- Subarachnoid hemorrhage: Early evaluation and optimization of management
- Award date
- 4 March 2015
- Number of pages
- Document type
- PhD thesis
- Faculty of Medicine (AMC-UvA)
A subarachnoid hemorrhage (SAH) is a life-threatening disease that was first described in the 18th century, but it took until the early 20th century until the term "spontaneous subarachnoid hemorrhage" was introduced by the English neurologist Sir Charles P. Symonds. Nowadays, the term spontaneous SAH describes the presence of blood in the subarachnoid space that is not the result of a trauma.
In approximately 85% of cases a SAH is caused by a rupture of an aneurysm on one of the intracranial arteries and this is called an aneurysmal SAH (aSAH). In 15% of all SAH patients no aneurysm is visualized on initial vascular imaging investigations, which classifies these patients into the group of non-aneurysmal SAH.

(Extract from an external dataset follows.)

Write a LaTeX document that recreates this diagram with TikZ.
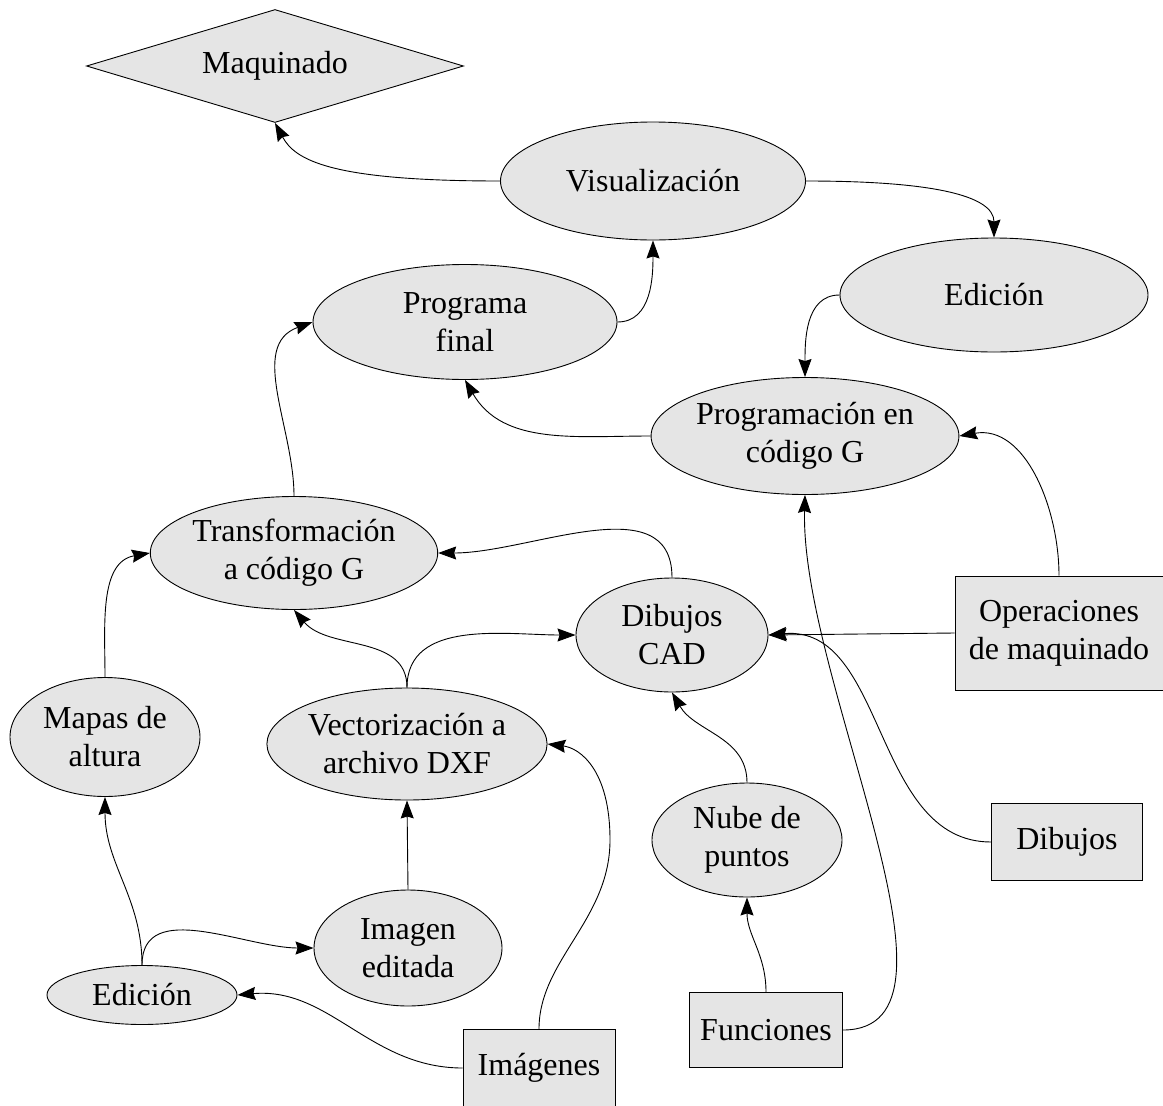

Not only the initial hemorrhage, but also rebleeds and complications related to the hemorrhage affect the course of the disease and outcome. Therefore, multiple factors need to be addressed to improve the course of the disease and patients’ outcome. Early diagnosis and treatment of SAH patients with the goal to reduce rebleeds might contribute to this improvement.
As this thesis encompasses both aSAH and non-aneurysmal SAH patients, it is split into two parts for a separate evaluation of both patient groups. The first aim of this thesis is to gain better insight into the rebleed risk in the early phase after aSAH and to examine options that can reduce the risk for a rebleed.
The second aim is to assess whether routine MR-imaging of the spinal axis is useful in non-aneurysmal SAH patients to identify a treatable cause of the hemorrhage.